I used to be fearless. I used to ride every rollercoaster I came across. Repeatedly. If it spun, swooped or dropped, I was all about it. Adventureland has a ride called the Silly Silo, which is a round room where you stand against the wall and spin until you're stuck to the wall, then the floor drops out. I used to ride that when I was tired from the other rides, but otherwise found it boring and lame. Sometime, I'm not sure when, I became a pansy. Swinging too high on the swingset is unnerving to me. That feeling, you know the one, like when you go over a hill in the car really fast, like your stomach is raising up to your throat? Well, that feeling bothers the crap out of me now.
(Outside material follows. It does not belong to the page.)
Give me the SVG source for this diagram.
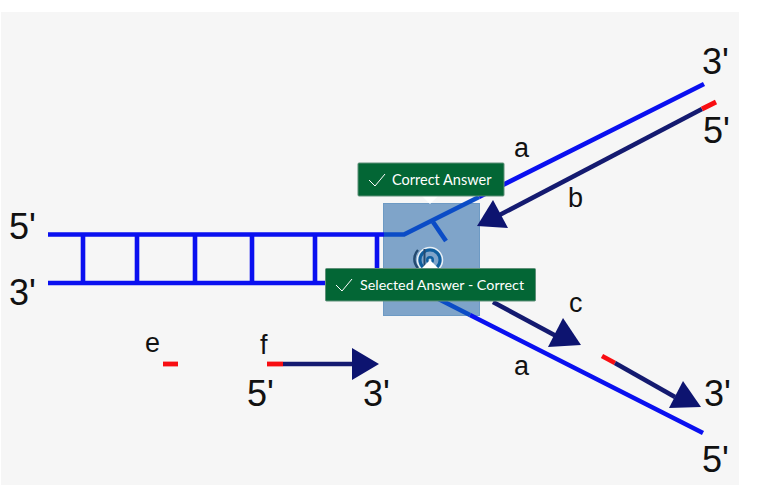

On our last trip to Adventureland (several years ago), Vic talked me into going on the Space Shot, which shoots you 200ft in the air and then you just fall. FALL. 200 feet. "It's not scary," he said, "it's fun." It was horrible. I felt like I was going to throw up or die. Or throw up and die. This time, it was the Sidewinder. I can't describe it accurately, but basically you're spinning and swinging way in the air at the same time. "Try it," Vic said. "Really, it's fun. It's not scary at all. It's really pretty mild. Almost relaxing." I wasn't buying it. "Then why are people screaming?" I asked. "Because it's fun," he said. I watched the intimidating swirling mass of people. "I don't think I want to ride anything that fun." Eventually I caved. He said it was fun. He said I would like it. He's my husband and I trusted him.
He was a big fat liar. I spent the few minutes on that ride clinging to the bars and screaming my head off. I wasn't screaming because it was fun.
What the hell happened to me? I used to be fun, I swear! I was so looking forward to sharing theme parks with my family. Instead it looks like I'll be the mom on the sidelines.